Who’s to blame? Wall Street, oil companies, the health care industry and other big corpo­rate interests are not entirely evil entities, but they do exclude “the little guy” when they pour millions of dollars every year into the coffers of candidates. According to the well-respected Center for Responsive Politics, the finance, insurance and real estate industries gave over $495 million to federal candidates and parties between 2008 and 2009. The health care industry alone was responsible for $170 million in donations, while the oil and gas industry poured $34 million into the energy sector.

You might ask, what is so evil about a company spending money where it sees fit? While some people, including members of the Supreme Court, might support the right of people to spend money as they choose, the effects of unlimited campaign financing are extremely deleterious to ordinary citizens.

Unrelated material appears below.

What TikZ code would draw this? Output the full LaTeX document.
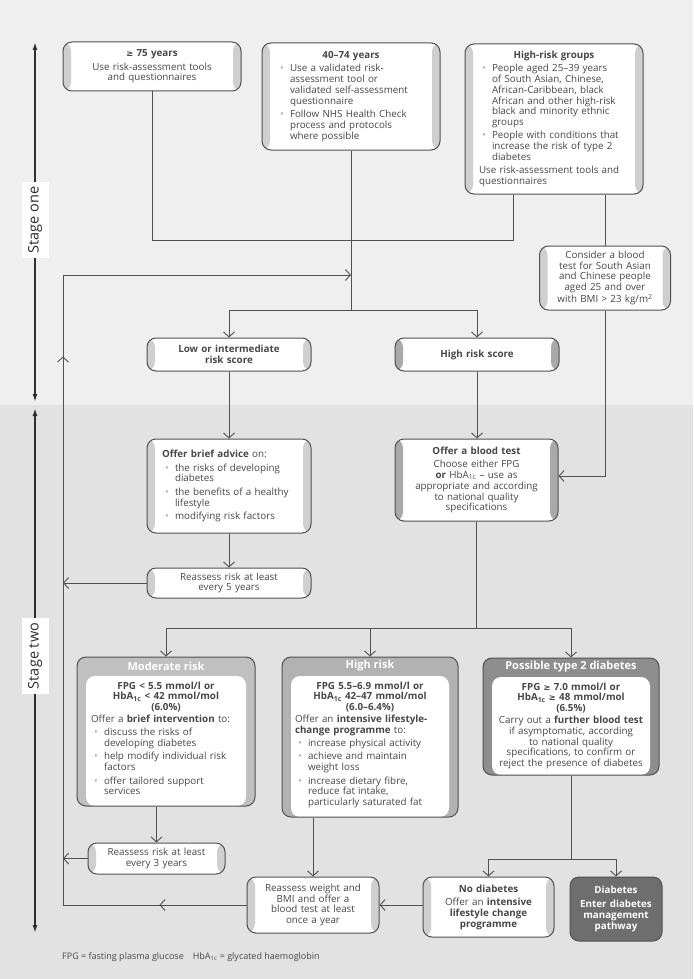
\documentclass[tikz,border=0pt]{standalone}
\usepackage{fontspec}
\setmainfont{Open Sans}
\newfontfamily\symfont[Scale=0.85]{DejaVu Sans}
\usetikzlibrary{arrows.meta,positioning,decorations.markings}

\definecolor{bgone}{HTML}{EFEFEF}
\definecolor{bgtwo}{HTML}{E2E2E2}
\definecolor{boxline}{HTML}{505050}
\definecolor{stripl}{HTML}{CFCFCF}
\definecolor{stripd}{HTML}{A9A9A9}
\definecolor{hdrl}{HTML}{C0C0C0}
\definecolor{hdrm}{HTML}{B2B2B2}
\definecolor{hdrd}{HTML}{8E8E8E}
\definecolor{diabfill}{HTML}{6E6E6E}
\definecolor{txt}{HTML}{474747}
\definecolor{dotgray}{HTML}{AFAFAF}
\definecolor{stagec}{HTML}{2E2E2E}

\setlength\parindent{0pt}
\newcommand\bodysize{\fontsize{9.8}{10.8}\selectfont}
\newcommand\atleast{{\symfont ≥}}
% bullet item with hanging indent, lines broken by \newline
\newcommand\bul[1]{\par\vskip2.5pt\hangindent=13pt\hangafter=1\noindent\hbox to13pt{\hskip3pt\textcolor{dotgray}{\textbullet}\hss}#1\par}

\begin{document}
\begin{tikzpicture}[x=1pt,y=-1pt,
  box/.style={draw=boxline, line width=1pt, rounded corners=9pt, fill=white, inner sep=0pt,
    text=txt, font=\bodysize,
    path picture={
      \fill[#1] (path picture bounding box.south west) rectangle ([xshift=8pt]path picture bounding box.north west);
      \fill[#1] (path picture bounding box.south east) rectangle ([xshift=-8pt]path picture bounding box.north east);}},
  box/.default=stripl,
  hdrbox/.style={draw=boxline, line width=1pt, rounded corners=9pt, fill=#1, inner sep=0pt,
    path picture={
      \fill[white] ([xshift=9pt]path picture bounding box.south west) rectangle ([xshift=-9pt,yshift=-19pt]path picture bounding box.north east);}},
  hdrtext/.style={text=white, font=\fontsize{11}{12}\selectfont\bfseries, inner sep=0pt},
  bodytext/.style={text=txt, font=\bodysize, inner sep=0pt, anchor=north},
  darkbox/.style={draw=boxline, line width=1pt, rounded corners=9pt, fill=diabfill, inner sep=0pt,
    text=white, font=\bodysize\bfseries, align=center},
  conn/.style={draw=boxline, color=boxline, line width=0.9pt},
  chev/.tip={Straight Barb[length=5pt,width=11pt]},
  midchev/.style={postaction={decorate,decoration={markings,mark=at position #1 with {\arrow{chev}}}}},
  stagearr/.style={draw=stagec, line width=1.8pt, {Latex[length=8pt,width=5pt]}-{Latex[length=8pt,width=5pt]}},
  stagelabel/.style={fill=white, rotate=90, text=stagec, font=\fontsize{14.5}{16}\selectfont,
    inner xsep=5pt, minimum height=27pt}
]
\useasboundingbox (0,0) rectangle (693,979);
\fill[bgone] (0,0) rectangle (693,405);
\fill[bgtwo] (0,405) rectangle (693,979);

% junction levels
\coordinate (yjoin) at (0,240);
\coordinate (yloop) at (0,275);
\coordinate (ysplit) at (0,310);
\coordinate (ysplit2) at (0,628);
\coordinate (ysplit3) at (0,859);
\coordinate (xloop) at (63,0);

% stage one
\node[box, minimum width=178, minimum height=49, text width=170, align=center] (age75) at (152,66.5)
  {\textbf{\atleast\ 75 years}\\[2.5pt]Use risk-assessment tools\\and questionnaires};
\node[box, minimum width=178, minimum height=107, text width=148, align=left] (age40) at (351,96.5)
  {{\centering\textbf{40–74 years}\par}%
   \bul{Use a validated risk-\newline assessment tool or\newline validated self-assessment\newline questionnaire}%
   \bul{Follow NHS Health Check\newline process and protocols\newline where possible}};
\node[box, minimum width=178, minimum height=150, text width=150, align=left] (hrgroups) at (554,119)
  {{\centering\textbf{High-risk groups}\par}%
   \bul{People aged 25–39 years\newline of South Asian, Chinese,\newline African-Caribbean, black\newline African and other high-risk\newline black and minority ethnic\newline groups}%
   \bul{People with conditions that\newline increase the risk of type 2\newline diabetes}%
   \vskip2.5pt Use risk-assessment tools and\\questionnaires};
\coordinate (cleft) at ([xshift=-41pt]hrgroups.south);
\node[box, minimum width=131, minimum height=64, text width=127, align=center] (consider) at (605,278)
  {Consider a blood\\test for South Asian\\and Chinese people\\aged 25 and over\\with BMI > 23 kg/m\textsuperscript{2}};
\node[box, minimum width=164, minimum height=33, text width=160, align=center] (lowscore) at (229,354.5)
  {\textbf{Low or intermediate}\\\textbf{risk score}};
\node[box=stripd, minimum width=164, minimum height=33, text width=160, align=center] (highscore) at (477,354.5)
  {\textbf{High risk score}};

% stage two
\node[box, minimum width=164, minimum height=94, text width=134, align=left] (advice) at (229,486)
  {{\textbf{Offer brief advice} on:\par}%
   \bul{the risks of developing\newline diabetes}%
   \bul{the benefits of a healthy\newline lifestyle}%
   \bul{modifying risk factors}};
\node[box=stripd, minimum width=163, minimum height=82, text width=159, align=center] (bloodtest) at (476.5,480)
  {\textbf{Offer a blood test}\\[2.5pt]Choose either FPG\\\textbf{or} HbA\textsubscript{1c} – use as\\appropriate and according\\to national quality\\specifications};
\node[box, minimum width=164, minimum height=30, text width=160, align=center] (reassess5) at (229,583)
  {Reassess risk at least\\every 5 years};

\node[hdrbox=hdrl, minimum width=178, minimum height=149] (moderate) at (166,731.5) {};
\node[hdrtext] (moderatehd) at ([yshift=-9.5pt]moderate.north) {Moderate risk};
\node[bodytext, text width=150, align=left] (moderatetx) at ([yshift=-25pt]moderate.north)
  {{\centering\bfseries FPG < 5.5 mmol/l or\\HbA\textsubscript{1c} < 42 mmol/mol\\(6.0\%)\par}%
   \vskip1pt Offer a \textbf{brief intervention} to:\par
   \bul{discuss the risks of\newline developing diabetes}%
   \bul{help modify individual risk\newline factors}%
   \bul{offer tailored support\newline services}};

\node[hdrbox=hdrm, minimum width=176, minimum height=160] (highrisk) at (370,737) {};
\node[hdrtext] (highriskhd) at ([yshift=-9.5pt]highrisk.north) {High risk};
\node[bodytext, text width=150, align=left] (highrisktx) at ([yshift=-25pt]highrisk.north)
  {{\centering\bfseries FPG 5.5–6.9 mmol/l or\\HbA\textsubscript{1c} 42–47 mmol/mol\\(6.0–6.4\%)\par}%
   \vskip1pt Offer an \textbf{intensive lifestyle-}\\\textbf{change programme} to:\par
   \bul{increase physical activity}%
   \bul{achieve and maintain\newline weight loss}%
   \bul{increase dietary fibre,\newline reduce fat intake,\newline particularly saturated fat}};

\node[hdrbox=hdrd, minimum width=176, minimum height=117] (possible) at (571,716.5) {};
\node[hdrtext] (possiblehd) at ([yshift=-9.5pt]possible.north) {Possible type 2 diabetes};
\node[bodytext, text width=164, align=center] (possibletx) at ([yshift=-25pt]possible.north)
  {\textbf{FPG \atleast\ 7.0 mmol/l or}\\\textbf{HbA\textsubscript{1c} \atleast\ 48 mmol/mol}\\\textbf{(6.5\%)}\\[1pt]%
   Carry out a \textbf{further blood test}\\if asymptomatic, according\\to national quality\\specifications, to confirm or\\reject the presence of diabetes};

\node[box, minimum width=137, minimum height=31, text width=133, align=center] (reassess3) at (156.5,858.5)
  {Reassess risk at least\\every 3 years};
\node[box, minimum width=132, minimum height=56, text width=128, align=center] (reweigh) at (313,905)
  {Reassess weight and\\BMI and offer a\\blood test at least\\once a year};
\node[box, minimum width=131, minimum height=60, text width=127, align=center] (nodiab) at (488.5,907)
  {\textbf{No diabetes}\\[2.5pt]Offer an \textbf{intensive}\\\textbf{lifestyle change}\\\textbf{programme}};
\node[darkbox, minimum width=92, minimum height=64, text width=88] (diab) at (616,909)
  {Diabetes\\[3pt]Enter diabetes\\management\\pathway};

\node[anchor=west, inner sep=0pt, text=txt, font=\fontsize{9}{11}\selectfont] (foot) at (62,957)
  {FPG = fasting plasma glucose\quad HbA\textsubscript{1c} = glycated haemoglobin};

% connectors
\draw[conn] (age75.south) |- (cleft |- yjoin) -- (cleft);
\draw[conn] (age40.south) -- (age40.south |- ysplit);
\draw[conn,{chev}-{chev}] (lowscore.north) |- (highscore.north |- ysplit) -- (highscore.north);
\draw[conn] (hrgroups.south -| consider.north) -- (consider.north);
\draw[conn,-{chev}] (consider.south) |- ([yshift=4pt]bloodtest.east);
\draw[conn,-{chev}] (lowscore.south) -- (advice.north);
\draw[conn,-{chev}] (highscore.south) -- (highscore.south |- bloodtest.north);
\draw[conn,-{chev}] (advice.south) -- (reassess5.north);
\draw[conn] (bloodtest.south) -- (bloodtest.south |- ysplit2);
\draw[conn,{chev}-{chev}] (moderate.north) |- (possible.north |- ysplit2) -- (possible.north);
\draw[conn,-{chev}] (highrisk.north |- ysplit2) -- (highrisk.north);
\draw[conn,-{chev}] (moderate.south -| reassess3.north) -- (reassess3.north);
\draw[conn,-{chev}] (highrisk.south -| reweigh.north) -- (reweigh.north);
\draw[conn] (possible.south) -- (possible.south |- ysplit3);
\draw[conn,{chev}-{chev}] (nodiab.north) |- (diab.north |- ysplit3) -- (diab.north);
\draw[conn,-{chev}] (nodiab.west |- reweigh.east) -- (reweigh.east);
\draw[conn,-{chev}] (reassess5.west) -- (reassess5.west -| xloop);
\draw[conn,-{chev}] (reassess3.west) -- (reassess3.west -| xloop);
\draw[conn,-{chev},midchev=87pt,midchev=732pt] (reweigh.west) -- (reweigh.west -| xloop) -- (xloop |- yloop) -- (age40.south |- yloop);

% stages
\coordinate (s1top) at (35,42);
\coordinate (s1bot) at (35,402);
\coordinate (s2top) at (35,408);
\coordinate (s2bot) at (35,933);
\draw[stagearr] (s1top) -- (s1bot);
\draw[stagearr] (s2top) -- (s2bot);
\node[stagelabel] (stageone) at (35,220) {Stage one};
\node[stagelabel] (stagetwo) at (35,656) {Stage two};
\end{tikzpicture}
\end{document}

The more money a candidate gets from one “supporter,” the more attention they will pay to that particular group. Politicians then ignore the needs of ordinary citizens when they pay their donors back with tax breaks and special legislative favors, essentially becoming caught in a big money trap. To win an election, politicians are forced to court wealthy contributors for donations, essentially marginalizing the voice of those less well-off.

The average winner of a U.S. Senate seat in 2008 spent more than $8 million on an elec­tion campaign; of a House seat, over $1.3 million. With this kind of money being solicited and spent by both political parties, our democracy has morphed into a political system where corporate contributors call the shots and those without money to contribute are left out in the cold.

So, what can we do? We can take a page from the books of the young men and women in the Middle East and start paying attention to how our system works. Not rioting in the streets per se, but joining groups that fight to get Big Money out of politics and people back in. Check out organizations like Public Campaign, Common Cause and Democracy Matters, which believe we can change the system and elect representatives accountable to us, not to big funders. Only then will we have a real democracy: a government of, by and for the people.